[start]

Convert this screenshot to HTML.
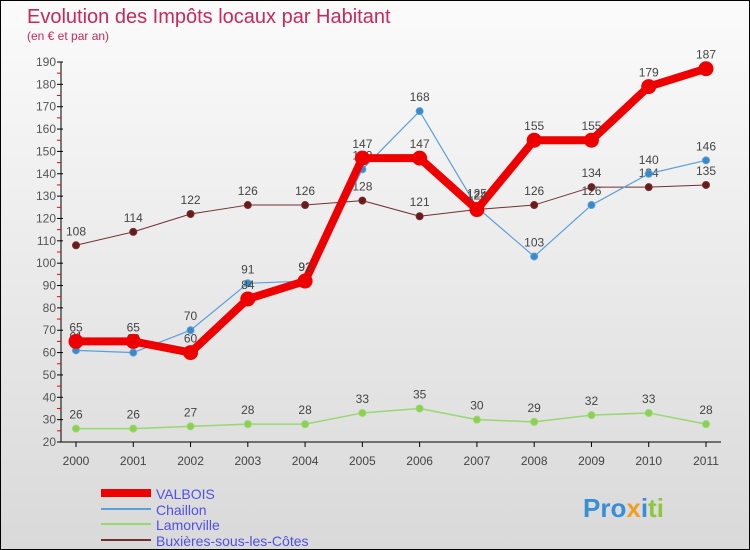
<!DOCTYPE html>
<html><head><meta charset="utf-8"><style>
body{margin:0}
#c{width:748px;height:548px;border:1px solid #000;background:linear-gradient(#fbfbfb,#d9d9d9);position:relative;font-family:"Liberation Sans",sans-serif;overflow:hidden}
text{font-family:"Liberation Sans",sans-serif}
</style></head><body>
<div id="c">
<svg id="s" width="748" height="548">
<text x="26" y="22" font-size="20" fill="#c8285a">Evolution des Impôts locaux par Habitant</text>
<text x="26" y="39" font-size="12" fill="#c8285a">(en € et par an)</text>
<g id="axes"></g><g id="series"></g>
<g>
<line x1="100" y1="492" x2="150" y2="492" stroke="#e00" stroke-width="8"/>
<text x="155" y="498" font-size="14" fill="#5050e8">VALBOIS</text>
<line x1="100" y1="508" x2="150" y2="508" stroke="#5aa0d8" stroke-width="2"/>
<text x="155" y="514" font-size="14" fill="#5050e8">Chaillon</text>
<line x1="100" y1="523" x2="150" y2="523" stroke="#98d870" stroke-width="2"/>
<text x="155" y="529" font-size="14" fill="#5050e8">Lamorville</text>
<line x1="100" y1="539" x2="150" y2="539" stroke="#703030" stroke-width="2"/>
<text x="155" y="545" font-size="14" fill="#5050e8">Buxières-sous-les-Côtes</text>
</g>
<text x="582" y="516" font-size="26" font-weight="bold"><tspan fill="#3a8ed8">Pro</tspan><tspan fill="#f0a020">x</tspan><tspan fill="#3a8ed8">i</tspan><tspan fill="#8cc83c">ti</tspan></text>
</svg></div>
<script>
const years=["2000","2001","2002","2003","2004","2005","2006","2007","2008","2009","2010","2011"];
const yTicks=[20,30,40,50,60,70,80,90,100,110,120,130,140,150,160,170,180,190];
const valbois=[65,65,60,84,92,147,147,124,155,155,179,187];
const chaillon=[61,60,70,91,92,142,168,125,103,126,140,146];
const lamorville=[26,26,27,28,28,33,35,30,29,32,33,28];
const buxieres=[108,114,122,126,126,128,121,124,126,134,134,135];
const NS="http://www.w3.org/2000/svg";
const X=i=>75+i*(630/11);
const Y=v=>441-(v-20)*(380/170);
function mk(tag,at,parent){const e=document.createElementNS(NS,tag);for(const k in at)e.setAttribute(k,at[k]);parent.appendChild(e);return e;}
const ax=document.getElementById('axes');
const yl=mk('line',{x1:60,y1:Y(190),x2:60,y2:441,stroke:'#000'},ax);


const xl=mk('line',{x1:60,y1:441,x2:720,y2:441,stroke:'#000'},ax);


yTicks.forEach(v=>{
 mk('line',{x1:56,y1:Y(v),x2:62,y2:Y(v),stroke:'#000'},ax);
 if(v<190)mk('line',{x1:56,y1:Y(v+5),x2:60,y2:Y(v+5),stroke:'#e00'},ax);
 const t=mk('text',{x:55,y:Y(v)+4,'font-size':12,fill:'#555','text-anchor':'end'},ax);t.textContent=v;
 
 
});
years.forEach((y,i)=>{
 mk('line',{x1:X(i),y1:441,x2:X(i),y2:446,stroke:'#000'},ax);
 const t=mk('text',{x:X(i),y:464,'font-size':12,fill:'#444','text-anchor':'middle'},ax);t.textContent=y;
 
 
});
const sg=document.getElementById('series');
function series(name,data,color,w,r,dot){
 const g=mk('g',{},sg);
 
 
 const p=mk('polyline',{points:data.map((v,i)=>X(i)+','+Y(v)).join(' '),fill:'none',stroke:color,'stroke-width':w,'stroke-linejoin':'round'},g);
 
 
 data.forEach((v,i)=>{
  const c=mk('circle',{cx:X(i),cy:Y(v),r:r,fill:dot,stroke:color,'stroke-width':1},g);
  
  
  const t=mk('text',{x:X(i),y:Y(v)-10,'font-size':12,fill:'#444','text-anchor':'middle'},g);t.textContent=v;
  
  
 });
}
series('lamorville',lamorville,'#98d870',1.5,3.5,'#8cd050');
series('buxieres',buxieres,'#703030',1,3.5,'#6a1a1a');
series('chaillon',chaillon,'#5aa0d8',1.2,3.5,'#3a88c8');
series('valbois',valbois,'#e00',8,7,'#e00');
</script>
</body></html>
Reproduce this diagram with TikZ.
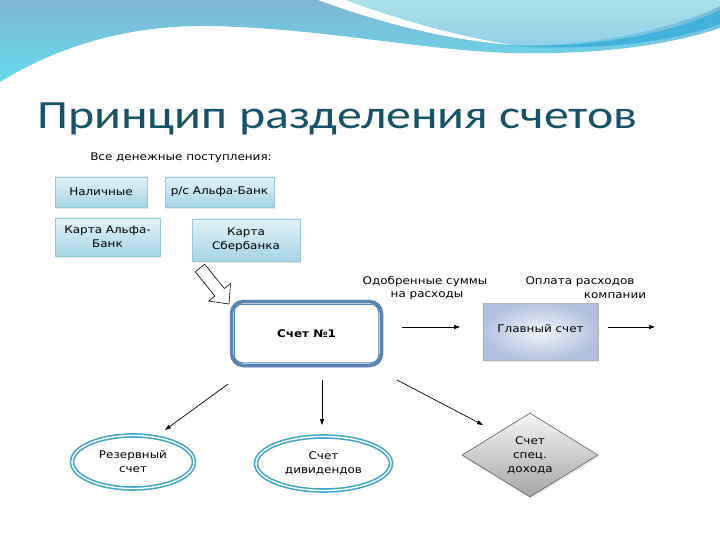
\documentclass[tikz,border=0pt]{standalone}
\usepackage{fontspec}
\setmainfont{DejaVu Sans}[FakeStretch=1.14]
\newfontfamily\titlefont{Carlito}[FakeStretch=1.245]
\usetikzlibrary{arrows.meta,shapes.geometric,shadows,calc}
\definecolor{titlec}{RGB}{22,82,104}
\definecolor{boxtop}{RGB}{226,243,248}
\definecolor{boxbot}{RGB}{166,212,228}
\definecolor{boxdraw}{RGB}{150,200,218}
\definecolor{acc}{RGB}{88,132,182}
\definecolor{ellc}{RGB}{66,165,204}
\definecolor{mainin}{RGB}{242,245,250}
\definecolor{mainout}{RGB}{178,193,223}
\definecolor{bandtop}{RGB}{128,182,212}
\definecolor{bandbot}{RGB}{100,220,238}
\definecolor{paletop}{RGB}{168,226,232}
\definecolor{palebot}{RGB}{146,206,233}
\definecolor{stripe}{RGB}{66,178,218}
\begin{document}
\begin{tikzpicture}[x=1pt,y=-1pt,
  lbl/.style={font=\fontsize{10.5}{14}\selectfont, align=center, inner sep=0pt},
  inbox/.style={lbl, rectangle, draw=boxdraw, top color=boxtop, bottom color=boxbot,
     drop shadow={shadow xshift=1pt, shadow yshift=-2pt, opacity=0.18}},
  accell/.style={lbl, ellipse, draw=ellc, double=white, double distance=1.4pt, line width=1.6pt},
  arr/.style={-{Triangle[length=6pt,width=4pt]}, line width=0.7pt}]
\useasboundingbox (0,0) rectangle (720,540);
\fill[white] (0,0) rectangle (720,540);
% background wave
\path[top color=bandtop, bottom color=bandbot]
  (0,0) -- (0,82) .. controls (60,45) and (130,25) .. (210,26)
  .. controls (320,28) and (420,50) .. (510,53)
  .. controls (600,55) and (670,45) .. (720,28) -- (720,0) -- cycle;
\path[fill=stripe] (500,45) .. controls (600,50) and (680,30) .. (720,10)
  -- (720,24) .. controls (680,40) and (600,53) .. (500,45) -- cycle;
\path[top color=paletop, bottom color=palebot]
  (328,0) .. controls (400,26) and (460,40) .. (515,45)
  .. controls (600,47) and (680,26) .. (720,6) -- (720,0) -- cycle;
\path[fill=white] (318,0) .. controls (390,26) and (450,40) .. (513,45)
  .. controls (455,36) and (400,20) .. (345,0) -- cycle;
% title
\node[anchor=base west, inner sep=0pt, text=titlec, font=\titlefont\fontsize{40}{44}\selectfont] (title) at (37,129) {Принцип разделения счетов};
% inputs
\node[lbl] (hdr) at (181,158) {Все денежные поступления:};
\node[inbox, minimum width=92, minimum height=30] (n1) at (101,192) {Наличные};
\node[inbox, minimum width=109, minimum height=30] (n2) at (219.5,192) {р/с Альфа-Банк};
\node[inbox, minimum width=105, minimum height=38] (n3) at (107.5,237) {Карта Альфа-\\Банк};
\node[inbox, minimum width=108, minimum height=42] (n4) at (246,240) {Карта\\Сбербанка};
% block arrow
\draw[line width=0.6pt, fill=white] (204.7,264.2) -- (224.3,288.5) -- (230.5,283.5) -- (229,304)
  -- (208.7,301.1) -- (214.9,296.1) -- (195.3,271.8) -- cycle;
% account 1
\node[lbl, font=\bfseries\fontsize{10.5}{14}\selectfont, rectangle, rounded corners=12pt, draw=acc, line width=3.5pt, fill=white,
  minimum width=150, minimum height=64,
  drop shadow={shadow xshift=1pt, shadow yshift=-2pt, opacity=0.2}] (s1) at (306.5,333.5) {Счет №1};
\draw[acc, line width=1pt, rounded corners=8pt] ($(s1.north west)+(4.5,4.5)$) rectangle ($(s1.south east)+(-4.5,-4.5)$);
% main account
\node[lbl, rectangle, draw=gray!60, inner color=mainin, outer color=mainout,
  minimum width=115, minimum height=57,
  drop shadow={shadow xshift=1pt, shadow yshift=-2pt, opacity=0.18}] (m) at (540.5,331.5) {\raisebox{6pt}{Главный счет}};
% labels
\node[lbl] (l1a) at (425,282) {Одобренные суммы};
\node[lbl] (l1b) at (427,296) {на расходы};
\node[lbl] (l2a) at (580,282) {Оплата расходов};
\node[lbl] (l2b) at (615,296) {компании};
% arrows right
\coordinate (a1s) at (402,327); \coordinate (a1e) at (460,327);
\coordinate (a2s) at (608,327); \coordinate (a2e) at (655,327);
\draw[arr] (a1s) -- (a1e);
\draw[arr] (a2s) -- (a2e);
% bottom nodes
\node[accell, minimum width=122, minimum height=53] (r) at (133,462) {Резервный\\счет};
\node[accell, minimum width=135, minimum height=54] (dv) at (323.5,463.5) {Счет\\дивидендов};
\node[lbl, diamond, draw=gray!75!black, line width=0.6pt, top color=gray!8, bottom color=gray!70,
  minimum width=136, minimum height=84,
  drop shadow={shadow xshift=1pt, shadow yshift=-2pt, opacity=0.18}] (sp) at (530,455) {Счет\\спец.\\дохода};
% arrows down
\coordinate (b1s) at (228,384); \coordinate (b1e) at (165,430);
\coordinate (b2s) at (322,380); \coordinate (b2e) at (322,425);
\coordinate (b3s) at (397,380); \coordinate (b3e) at (483,425);
\draw[arr] (b1s) -- (b1e);
\draw[arr] (b2s) -- (b2e);
\draw[arr] (b3s) -- (b3e);
\end{tikzpicture}
\end{document}
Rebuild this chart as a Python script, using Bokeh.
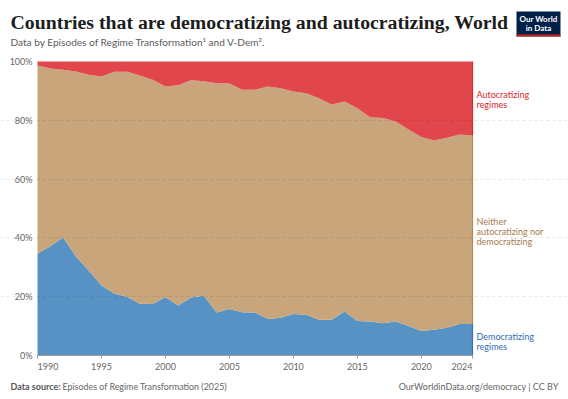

[end]

EXERCISE:
Find the word "this" in the entries above and gather every line that holds it.

EXPECTED OUTPUT:
Convert this screenshot to HTML.
Reproduce this diagram with TikZ.
Rebuild this chart as a Python script, using Bokeh.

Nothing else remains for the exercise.